WRITTEN TASK: Copy the data precisely, keeping every character.

──────────

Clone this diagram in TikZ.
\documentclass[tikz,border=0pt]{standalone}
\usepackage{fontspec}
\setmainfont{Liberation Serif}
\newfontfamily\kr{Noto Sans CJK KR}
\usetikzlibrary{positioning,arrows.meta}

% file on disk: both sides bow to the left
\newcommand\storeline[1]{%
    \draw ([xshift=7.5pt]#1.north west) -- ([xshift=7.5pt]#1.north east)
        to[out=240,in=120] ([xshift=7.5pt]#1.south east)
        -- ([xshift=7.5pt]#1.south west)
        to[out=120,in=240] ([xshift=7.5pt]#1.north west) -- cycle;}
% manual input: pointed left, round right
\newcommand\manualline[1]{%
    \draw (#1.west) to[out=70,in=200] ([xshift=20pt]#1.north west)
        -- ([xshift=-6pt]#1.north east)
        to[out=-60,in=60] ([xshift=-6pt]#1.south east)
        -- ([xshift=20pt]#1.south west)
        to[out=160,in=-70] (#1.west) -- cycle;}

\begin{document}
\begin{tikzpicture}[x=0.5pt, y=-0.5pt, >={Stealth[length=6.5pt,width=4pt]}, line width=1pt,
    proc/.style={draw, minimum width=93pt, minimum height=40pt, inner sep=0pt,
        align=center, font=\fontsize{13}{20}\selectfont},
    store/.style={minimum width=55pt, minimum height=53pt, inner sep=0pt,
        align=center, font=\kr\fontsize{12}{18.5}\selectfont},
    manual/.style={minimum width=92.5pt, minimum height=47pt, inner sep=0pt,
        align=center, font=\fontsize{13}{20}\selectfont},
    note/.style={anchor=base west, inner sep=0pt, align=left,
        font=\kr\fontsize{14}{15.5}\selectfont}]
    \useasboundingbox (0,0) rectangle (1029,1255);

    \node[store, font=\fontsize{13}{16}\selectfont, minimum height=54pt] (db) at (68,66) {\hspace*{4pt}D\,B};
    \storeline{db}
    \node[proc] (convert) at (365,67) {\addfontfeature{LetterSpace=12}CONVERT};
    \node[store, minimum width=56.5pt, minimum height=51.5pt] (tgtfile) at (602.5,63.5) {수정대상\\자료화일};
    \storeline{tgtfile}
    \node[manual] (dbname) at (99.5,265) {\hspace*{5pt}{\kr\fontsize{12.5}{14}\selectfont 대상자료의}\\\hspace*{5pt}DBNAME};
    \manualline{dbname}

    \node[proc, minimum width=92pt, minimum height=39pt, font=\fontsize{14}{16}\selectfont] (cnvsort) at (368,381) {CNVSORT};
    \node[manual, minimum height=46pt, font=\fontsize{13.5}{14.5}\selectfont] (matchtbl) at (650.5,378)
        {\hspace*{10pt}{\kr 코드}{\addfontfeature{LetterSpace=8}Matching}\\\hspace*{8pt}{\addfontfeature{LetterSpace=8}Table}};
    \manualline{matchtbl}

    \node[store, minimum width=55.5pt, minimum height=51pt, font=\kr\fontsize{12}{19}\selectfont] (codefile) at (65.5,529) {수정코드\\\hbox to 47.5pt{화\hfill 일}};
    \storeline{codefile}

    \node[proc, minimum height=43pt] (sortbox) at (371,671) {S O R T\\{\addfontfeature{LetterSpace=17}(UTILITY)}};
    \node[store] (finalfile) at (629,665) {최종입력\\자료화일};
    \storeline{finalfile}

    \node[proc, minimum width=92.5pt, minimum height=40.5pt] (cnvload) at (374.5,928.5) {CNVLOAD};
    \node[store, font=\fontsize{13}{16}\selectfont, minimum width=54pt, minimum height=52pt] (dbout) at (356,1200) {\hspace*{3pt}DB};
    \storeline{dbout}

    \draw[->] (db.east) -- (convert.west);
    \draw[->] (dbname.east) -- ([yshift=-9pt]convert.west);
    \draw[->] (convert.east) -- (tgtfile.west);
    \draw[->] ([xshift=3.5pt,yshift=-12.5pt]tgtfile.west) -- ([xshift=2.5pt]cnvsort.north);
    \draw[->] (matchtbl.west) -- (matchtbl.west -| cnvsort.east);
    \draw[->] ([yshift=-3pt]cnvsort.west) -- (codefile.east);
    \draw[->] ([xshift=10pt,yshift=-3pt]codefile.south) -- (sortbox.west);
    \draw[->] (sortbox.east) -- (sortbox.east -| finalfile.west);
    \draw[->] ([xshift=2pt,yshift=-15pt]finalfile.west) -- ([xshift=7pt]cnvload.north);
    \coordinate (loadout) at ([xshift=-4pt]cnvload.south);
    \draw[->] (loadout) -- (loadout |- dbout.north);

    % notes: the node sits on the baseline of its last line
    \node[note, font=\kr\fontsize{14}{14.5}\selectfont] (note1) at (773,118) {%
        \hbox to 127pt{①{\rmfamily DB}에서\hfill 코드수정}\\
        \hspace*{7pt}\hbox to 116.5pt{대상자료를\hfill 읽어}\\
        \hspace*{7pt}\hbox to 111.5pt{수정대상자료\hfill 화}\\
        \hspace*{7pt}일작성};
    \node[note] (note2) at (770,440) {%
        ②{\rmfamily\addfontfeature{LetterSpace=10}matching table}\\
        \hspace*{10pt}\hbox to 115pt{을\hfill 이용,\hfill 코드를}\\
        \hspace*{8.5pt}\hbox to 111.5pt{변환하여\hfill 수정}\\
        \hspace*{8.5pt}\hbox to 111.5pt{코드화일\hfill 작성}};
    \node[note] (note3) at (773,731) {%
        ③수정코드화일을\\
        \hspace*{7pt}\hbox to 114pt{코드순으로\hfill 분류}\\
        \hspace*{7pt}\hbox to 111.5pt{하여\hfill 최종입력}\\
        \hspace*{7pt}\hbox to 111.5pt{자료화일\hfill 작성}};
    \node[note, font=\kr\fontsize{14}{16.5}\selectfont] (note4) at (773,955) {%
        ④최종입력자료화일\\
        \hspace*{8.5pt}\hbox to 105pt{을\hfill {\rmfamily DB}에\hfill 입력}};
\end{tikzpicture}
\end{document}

──────────

PROBLEM SOLUTION:
Clone this diagram in TikZ.
\documentclass[tikz,border=0pt]{standalone}
\usepackage{fontspec}
\setmainfont{Liberation Serif}
\newfontfamily\kr{Noto Sans CJK KR}
\usetikzlibrary{positioning,arrows.meta}

% file on disk: both sides bow to the left
\newcommand\storeline[1]{%
    \draw ([xshift=7.5pt]#1.north west) -- ([xshift=7.5pt]#1.north east)
        to[out=240,in=120] ([xshift=7.5pt]#1.south east)
        -- ([xshift=7.5pt]#1.south west)
        to[out=120,in=240] ([xshift=7.5pt]#1.north west) -- cycle;}
% manual input: pointed left, round right
\newcommand\manualline[1]{%
    \draw (#1.west) to[out=70,in=200] ([xshift=20pt]#1.north west)
        -- ([xshift=-6pt]#1.north east)
        to[out=-60,in=60] ([xshift=-6pt]#1.south east)
        -- ([xshift=20pt]#1.south west)
        to[out=160,in=-70] (#1.west) -- cycle;}

\begin{document}
\begin{tikzpicture}[x=0.5pt, y=-0.5pt, >={Stealth[length=6.5pt,width=4pt]}, line width=1pt,
    proc/.style={draw, minimum width=93pt, minimum height=40pt, inner sep=0pt,
        align=center, font=\fontsize{13}{20}\selectfont},
    store/.style={minimum width=55pt, minimum height=53pt, inner sep=0pt,
        align=center, font=\kr\fontsize{12}{18.5}\selectfont},
    manual/.style={minimum width=92.5pt, minimum height=47pt, inner sep=0pt,
        align=center, font=\fontsize{13}{20}\selectfont},
    note/.style={anchor=base west, inner sep=0pt, align=left,
        font=\kr\fontsize{14}{15.5}\selectfont}]
    \useasboundingbox (0,0) rectangle (1029,1255);

    \node[store, font=\fontsize{13}{16}\selectfont, minimum height=54pt] (db) at (68,66) {\hspace*{4pt}D\,B};
    \storeline{db}
    \node[proc] (convert) at (365,67) {\addfontfeature{LetterSpace=12}CONVERT};
    \node[store, minimum width=56.5pt, minimum height=51.5pt] (tgtfile) at (602.5,63.5) {수정대상\\자료화일};
    \storeline{tgtfile}
    \node[manual] (dbname) at (99.5,265) {\hspace*{5pt}{\kr\fontsize{12.5}{14}\selectfont 대상자료의}\\\hspace*{5pt}DBNAME};
    \manualline{dbname}

    \node[proc, minimum width=92pt, minimum height=39pt, font=\fontsize{14}{16}\selectfont] (cnvsort) at (368,381) {CNVSORT};
    \node[manual, minimum height=46pt, font=\fontsize{13.5}{14.5}\selectfont] (matchtbl) at (650.5,378)
        {\hspace*{10pt}{\kr 코드}{\addfontfeature{LetterSpace=8}Matching}\\\hspace*{8pt}{\addfontfeature{LetterSpace=8}Table}};
    \manualline{matchtbl}

    \node[store, minimum width=55.5pt, minimum height=51pt, font=\kr\fontsize{12}{19}\selectfont] (codefile) at (65.5,529) {수정코드\\\hbox to 47.5pt{화\hfill 일}};
    \storeline{codefile}

    \node[proc, minimum height=43pt] (sortbox) at (371,671) {S O R T\\{\addfontfeature{LetterSpace=17}(UTILITY)}};
    \node[store] (finalfile) at (629,665) {최종입력\\자료화일};
    \storeline{finalfile}

    \node[proc, minimum width=92.5pt, minimum height=40.5pt] (cnvload) at (374.5,928.5) {CNVLOAD};
    \node[store, font=\fontsize{13}{16}\selectfont, minimum width=54pt, minimum height=52pt] (dbout) at (356,1200) {\hspace*{3pt}DB};
    \storeline{dbout}

    \draw[->] (db.east) -- (convert.west);
    \draw[->] (dbname.east) -- ([yshift=-9pt]convert.west);
    \draw[->] (convert.east) -- (tgtfile.west);
    \draw[->] ([xshift=3.5pt,yshift=-12.5pt]tgtfile.west) -- ([xshift=2.5pt]cnvsort.north);
    \draw[->] (matchtbl.west) -- (matchtbl.west -| cnvsort.east);
    \draw[->] ([yshift=-3pt]cnvsort.west) -- (codefile.east);
    \draw[->] ([xshift=10pt,yshift=-3pt]codefile.south) -- (sortbox.west);
    \draw[->] (sortbox.east) -- (sortbox.east -| finalfile.west);
    \draw[->] ([xshift=2pt,yshift=-15pt]finalfile.west) -- ([xshift=7pt]cnvload.north);
    \coordinate (loadout) at ([xshift=-4pt]cnvload.south);
    \draw[->] (loadout) -- (loadout |- dbout.north);

    % notes: the node sits on the baseline of its last line
    \node[note, font=\kr\fontsize{14}{14.5}\selectfont] (note1) at (773,118) {%
        \hbox to 127pt{①{\rmfamily DB}에서\hfill 코드수정}\\
        \hspace*{7pt}\hbox to 116.5pt{대상자료를\hfill 읽어}\\
        \hspace*{7pt}\hbox to 111.5pt{수정대상자료\hfill 화}\\
        \hspace*{7pt}일작성};
    \node[note] (note2) at (770,440) {%
        ②{\rmfamily\addfontfeature{LetterSpace=10}matching table}\\
        \hspace*{10pt}\hbox to 115pt{을\hfill 이용,\hfill 코드를}\\
        \hspace*{8.5pt}\hbox to 111.5pt{변환하여\hfill 수정}\\
        \hspace*{8.5pt}\hbox to 111.5pt{코드화일\hfill 작성}};
    \node[note] (note3) at (773,731) {%
        ③수정코드화일을\\
        \hspace*{7pt}\hbox to 114pt{코드순으로\hfill 분류}\\
        \hspace*{7pt}\hbox to 111.5pt{하여\hfill 최종입력}\\
        \hspace*{7pt}\hbox to 111.5pt{자료화일\hfill 작성}};
    \node[note, font=\kr\fontsize{14}{16.5}\selectfont] (note4) at (773,955) {%
        ④최종입력자료화일\\
        \hspace*{8.5pt}\hbox to 105pt{을\hfill {\rmfamily DB}에\hfill 입력}};
\end{tikzpicture}
\end{document}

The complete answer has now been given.